The Presidios: Spanish Outposts in Alta California
The 21 California missions were established by the Franciscan Order of the Catholic Church in order to spread their faith throughout California. However, the building of the missions was strongly supported by the Spanish government, which saw in the missions a way to expand the Spanish sphere of influence.
Each mission formed the core of a settlement, many of which eventually grew into California’s major cities. The missions were protected by small contingents of soldiers.
These small detachments were not sufficient to secure Spain’s interests in Alta California. The Spanish feared that other countries – especially Russia – had designs on its North American territories. In addition, there was a constant fear of pirates raiding the coastal missions and settlements.
The Spanish government therefore divided Alta California into four military districts, each controlled and protected by a military fort, or presidio.
Later, after Mexico declared its independence from Spain, a fifth presidio was built at Sonoma. This presidio became the headquarters for the Mexican army in California, and the other presidios were reduced to small garrisons.
The five presidios, in order of their construction, were:
El Presidio Real de San Diego
San Diego - July 16, 1769
The first of the presidios, it formed the base for Spain’s expansion into California. It was ultimately responsible for the defense of the missions at San Diego, San Luis Rey, San Juan Capistrano, and San Gabriel.
El Presidio Real de San Carlos de Monterey
Monterey - June 3, 1770
Responsible for the defense of the missions at San Luis Obispo, San Miguel, San Antonio, Soledad, San Carlos, and San Juan Bautista.
El Presidio Real de San Francisco
San Francisco - December 17, 1776
Responsible for the defense of the missions at Santa Cruz, San José, Santa Clara, San Francisco, San Rafael, and Solano.
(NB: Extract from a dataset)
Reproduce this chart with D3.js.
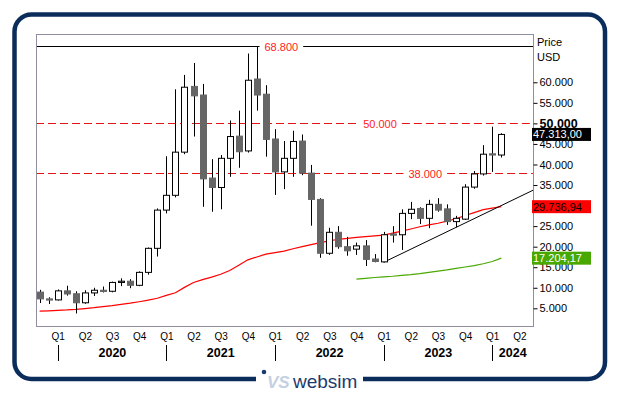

El Presidio Real de Santa Bárbara
Santa Barbara - April 12, 1782
Reponsible for the defense of the missions at San Fernando, San Buenaventura, Santa Barbara, Santa Inés, and La Purísima.
El Presidio de Sonoma
Sonoma - 1810
The final presidio, at Sonoma, was built after Mexican independence from Spain. It was intended to act as a military buffer against Russian settlements, which had reached as far south as Fort Ross. The Sonoma presidio became the headquarters of the Mexican Army in California, while the remaining presidios were abandoned and, in time, fell into ruins.